One lesson to be learned from the markets' behaviour is that there is still a great deal of latent suspicion about the UK monetary regime that has been operated since sterling left the ERM in September 1992. After the sterling debacle, Mr Lamont moved quickly to put in place a new regime, which relied on the 1-4 per cent inflation target and the opening up of the policy process. He deserves credit for instigating the Bank of England's Inflation Report, and the Treasury Panel of Independent Forecasters, both of which may prove to be durable reforms. For as long as the markets continued to be mesmerised by the pleasant inflation surprises of 1993, this regime seemed acceptable.

But under the surface all was not well. The crucial lacuna in the new system was of course that base rate decisions were left in the hands of politicians, rather than being handed over to an independent central bank.

Initially, Mr Clarke was rather cagey about whether the Bank of England might move swiftly towards greater independence, but more recently he has been happy to give the clear impression that nothing much would change while he is at the Exchequer.
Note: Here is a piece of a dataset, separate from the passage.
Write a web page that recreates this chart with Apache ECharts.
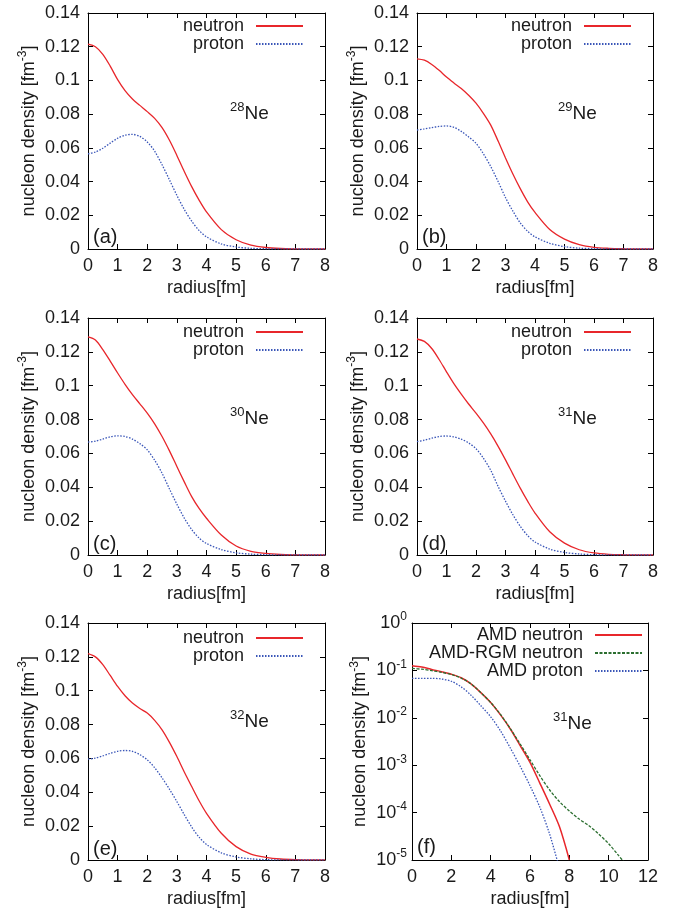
<!DOCTYPE html>
<html><head><meta charset="utf-8">
<script src="https://cdn.jsdelivr.net/npm/echarts@6/dist/echarts.min.js"></script>
<style>html,body{margin:0;padding:0;background:#fff}#c{width:687px;height:910px}</style>
</head><body><div id="c"></div>
<script>
// ---------- data ----------
const radius = [0,0.25,0.5,0.75,1,1.25,1.5,1.75,2,2.25,2.5,2.75,3,3.25,3.5,3.75,4,4.5,5,5.5,6,6.5,7,7.5,8];
const neutron28 = [0.1215,0.1200,0.1155,0.1085,0.1005,0.0940,0.0890,0.0852,0.0815,0.0775,0.0720,0.0645,0.0555,0.0460,0.0370,0.0290,0.0220,0.0115,0.0055,0.0023,0.0009,0.0003,0.0001,0.00003,0.00001];
const proton28  = [0.0565,0.0575,0.0598,0.0628,0.0657,0.0675,0.0680,0.0668,0.0635,0.0580,0.0500,0.0410,0.0318,0.0235,0.0165,0.0110,0.0072,0.0030,0.0012,0.0004,0.00015,0.00005,0.00002,0,0];
const neutron29 = [0.1128,0.1120,0.1095,0.1060,0.1020,0.0985,0.0952,0.0912,0.0865,0.0805,0.0735,0.0640,0.0540,0.0445,0.0358,0.0280,0.0217,0.0116,0.0059,0.0026,0.0010,0.0004,0.00015,0.00005,0.00002];
const proton29  = [0.0706,0.0712,0.0720,0.0727,0.0730,0.0722,0.0698,0.0665,0.0627,0.0565,0.0489,0.0400,0.0305,0.0225,0.0155,0.0105,0.0072,0.0034,0.0014,0.0005,0.0002,0.00006,0.00002,0,0];
const neutron30 = [0.1288,0.1270,0.1213,0.1145,0.1075,0.1008,0.0947,0.0893,0.0838,0.0775,0.0700,0.0615,0.0523,0.0432,0.0345,0.0275,0.0217,0.0118,0.0053,0.0022,0.0009,0.0003,0.0001,0.00003,0.00001];
const proton30  = [0.0667,0.0672,0.0685,0.0698,0.0704,0.0700,0.0685,0.0658,0.0621,0.0560,0.0483,0.0390,0.0300,0.0218,0.0150,0.0100,0.0068,0.0032,0.0013,0.0005,0.0002,0.00007,0.00002,0,0];
const neutron31 = [0.1276,0.1262,0.1220,0.1155,0.1082,0.1012,0.0950,0.0892,0.0838,0.0780,0.0715,0.0642,0.0562,0.0478,0.0395,0.0318,0.0248,0.0137,0.0070,0.0031,0.0012,0.0004,0.00015,0.00005,0.00001];
const proton31  = [0.0670,0.0678,0.0690,0.0700,0.0703,0.0698,0.0684,0.0662,0.0628,0.0572,0.0500,0.0405,0.0318,0.0238,0.0170,0.0115,0.0077,0.0035,0.0015,0.0006,0.0002,0.00008,0.00003,0.00001,0];
const neutron32 = [0.1219,0.1200,0.1154,0.1090,0.1025,0.0970,0.0927,0.0895,0.0868,0.0825,0.0769,0.0695,0.0611,0.0520,0.0434,0.0350,0.0276,0.0158,0.0079,0.0035,0.0016,0.0006,0.0002,0.00007,0.00002];
const proton32  = [0.0596,0.0602,0.0615,0.0630,0.0642,0.0647,0.0642,0.0622,0.0592,0.0545,0.0485,0.0418,0.0345,0.0268,0.0195,0.0135,0.0092,0.0042,0.0018,0.0007,0.0002,0.00007,0.00002,0,0];

// panel (f), 31Ne on a log scale
const radiusF = [0,0.5,1,1.5,2,2.5,3,3.5,4,4.5,5,5.5,6,6.5,7,7.5,8,8.5,9,9.5,10,10.5,11];
const amdNeutron = [0.126,0.118,0.105,0.094,0.083,0.070,0.052,0.034,0.021,0.0115,0.0058,0.0026,0.00115,0.00042,0.00015,0.00005,0.00001];
const rgmNeutron = [0.110,0.106,0.099,0.091,0.082,0.069,0.052,0.034,0.021,0.0118,0.0059,0.0028,0.00130,0.00060,0.00030,0.00017,0.000108,0.000073,0.000053,0.000035,0.000022,0.0000125,0.000007];
const amdProton  = [0.068,0.068,0.068,0.066,0.059,0.045,0.030,0.018,0.0105,0.0053,0.0023,0.00095,0.00037,0.00013,0.000035,0.0000065];

const isotopes = ['28','29','30','31','32','31'];
const tags = ['(a)','(b)','(c)','(d)','(e)','(f)'];
const linNames = ['neutron','proton'];
const logNames = ['AMD neutron','AMD-RGM neutron','AMD proton'];
const xLabel = 'radius[fm]';

// ---------- style / layout ----------
const FONT = '"Liberation Sans", Arial, Helvetica, sans-serif';
const TXT = '#1a1a1a';
const RED = '#e8262b', BLUE = '#3a56b8', GREEN = '#2b6e2f';
const layout = [
  {left:88, top:13, width:237, height:236, legR:383, legT:17, neX:230, neY:112, tagX:93, tagY:238},
  {left:417, top:13, width:236, height:236, legR:55, legT:17, neX:558, neY:112, tagX:422, tagY:238},
  {left:88, top:318, width:237, height:237, legR:383, legT:323, neX:230, neY:417, tagX:93, tagY:545},
  {left:417, top:318, width:236, height:237, legR:55, legT:323, neX:558, neY:417, tagX:422, tagY:545},
  {left:88, top:623, width:237, height:237, legR:383, legT:629, neX:230, neY:720, tagX:93, tagY:850},
  {left:412, top:623, width:236, height:237, legR:44, legT:626, neX:553, neY:722, tagX:417, tagY:848}
];
const linSets = [[neutron28,proton28],[neutron29,proton29],[neutron30,proton30],[neutron31,proton31],[neutron32,proton32]];

const grids = [], xAxes = [], yAxes = [], series = [], legends = [], graphics = [];
const lineAx = {show:true, onZero:false, lineStyle:{color:'#000', width:1}};
const tick = {show:true, inside:true, length:5, lineStyle:{color:'#000', width:1}};
const supRich = {s:{fontSize:12, fontFamily:FONT, color:TXT, verticalAlign:'top', lineHeight:12}};

layout.forEach((L, i) => {
  const isLog = i === 5;
  grids.push({left:L.left, top:L.top, width:L.width, height:L.height, containLabel:false});
  const xBase = {type:'value', gridIndex:i, min:0, max:isLog?12:8, interval:isLog?2:1, splitLine:{show:false}, axisLine:lineAx, axisTick:tick};
  xAxes.push(Object.assign({}, xBase, {position:'bottom',
    axisLabel:{color:TXT, fontSize:18, fontFamily:FONT, margin:8},
    name:xLabel, nameLocation:'middle', nameGap:30,
    nameTextStyle:{color:TXT, fontSize:18, fontFamily:FONT}}));
  xAxes.push(Object.assign({}, xBase, {position:'top', axisLabel:{show:false}}));
  const yBase = isLog
    ? {type:'log', logBase:10, gridIndex:i, min:0.00001, max:1, splitLine:{show:false}, axisLine:lineAx, axisTick:tick, minorTick:{show:false}}
    : {type:'value', gridIndex:i, min:0, max:0.14, interval:0.02, splitLine:{show:false}, axisLine:lineAx, axisTick:tick};
  const yLabel = isLog
    ? {color:TXT, fontSize:18, fontFamily:FONT, margin:5, lineHeight:24,
       formatter: v => '10{s|' + Math.round(Math.log10(v)) + '}', rich:supRich}
    : {color:TXT, fontSize:18, fontFamily:FONT, margin:8};
  yAxes.push(Object.assign({}, yBase, {position:'left', axisLabel:yLabel,
    name:'nucleon density [fm{s|-3}]', nameLocation:'middle', nameGap:isLog?38:42, nameRotate:90,
    nameTextStyle:{color:TXT, fontSize:18, fontFamily:FONT, lineHeight:24, rich:supRich}}));
  yAxes.push(Object.assign({}, yBase, {position:'right', axisLabel:{show:false}}));

  const common = {type:'line', xAxisIndex:2*i, yAxisIndex:2*i, symbol:'none', showSymbol:false,
    smooth:0.3, clip:true, animation:false, silent:true};
  if (!isLog) {
    const [n, p] = linSets[i];
    series.push(Object.assign({}, common, {name:linNames[0], data:radius.map((r,k)=>[r,n[k]]),
      lineStyle:{color:RED, width:1.3, type:'solid'}, itemStyle:{color:RED}}));
    series.push(Object.assign({}, common, {name:linNames[1], data:radius.map((r,k)=>[r,p[k]]),
      lineStyle:{color:BLUE, width:1.3, type:[1.5,1.5]}, itemStyle:{color:BLUE}}));
  } else {
    series.push(Object.assign({}, common, {name:logNames[0], data:amdNeutron.map((v,k)=>[radiusF[k],v]),
      lineStyle:{color:RED, width:1.5, type:'solid'}, itemStyle:{color:RED}}));
    series.push(Object.assign({}, common, {name:logNames[1], data:rgmNeutron.map((v,k)=>[radiusF[k],v]),
      lineStyle:{color:GREEN, width:1.3, type:[3,1.5]}, itemStyle:{color:GREEN}}));
    series.push(Object.assign({}, common, {name:logNames[2], data:amdProton.map((v,k)=>[radiusF[k],v]),
      lineStyle:{color:BLUE, width:1.3, type:[1.5,1.5]}, itemStyle:{color:BLUE}}));
  }
  legends.push({right:L.legR, top:L.legT, orient:'vertical', align:'right', padding:0,
    itemWidth:47, itemHeight:18, itemGap:0, selectedMode:false,
    itemStyle:{color:'rgba(0,0,0,0)', borderWidth:0, opacity:0},
    data: isLog ? logNames : linNames,
    textStyle:{color:TXT, fontSize:18, fontFamily:FONT, padding:[0,7,0,0]}});
  graphics.push({type:'text', left:L.neX, top:L.neY-11, silent:true,
    style:{text:'{s|' + isotopes[i] + '}{n|Ne}', fill:TXT,
      rich:{s:{fontSize:13, fontFamily:FONT, fill:TXT, verticalAlign:'top', lineHeight:13},
            n:{fontSize:19, fontFamily:FONT, fill:TXT, lineHeight:26}}}});
  graphics.push({type:'text', left:L.tagX, top:L.tagY-11, silent:true,
    style:{text:tags[i], fill:TXT, fontSize:20, fontFamily:FONT}});
});

const chart = echarts.init(document.getElementById('c'), null, {renderer:'canvas'});
chart.setOption({
  backgroundColor:'#fff', animation:false,
  grid:grids, xAxis:xAxes, yAxis:yAxes, series:series, legend:legends, graphic:graphics
});
</script></body></html>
Furthermore, the markets remember that the over-riding objective the new Chancellor set for himself almost a year ago was the success of British industry and commerce, a clear and intended break with the anti-inflationist language of the previous 15 years.

The importance of all this is that the policy soil was appropriately prepared for a small weed to spread alarmingly quickly. Although well satisfied with Mr Clarke's exemplary Budget decisions last November, the markets had almost no evidence on which to judge the monetary mettle of the new Chancellor until February. They were inclined to give him the benefit of the doubt, and also to believe that the Governor of the Bank of England had achieved a new importance, perhaps even dominance, in the setting of base rates.

This confidence suffered a sharp setback on 8 February. Of course, the base rate cut was tiny, but it had the effect of signalling that the Chancellor was capable of easing policy when output was booming, when the Bank of England Inflation Report was specifically stating that inflation would not, as officially intended, drop into the bottom half of the target band, and when political circumstances hardly seemed irrelevant in the timing of the move. In other words, it was business as usual in the UK.

Now that the markets have this experience uppermost in their minds, it will be quite difficult to shake them free of it. Suddenly to turn turtle and raise base rates would appear totally incoherent, even if the Chancellor could be persuaded to contemplate such an action, which is dubious. But any further base rate cut now or in the near future would be a very bad mistake indeed.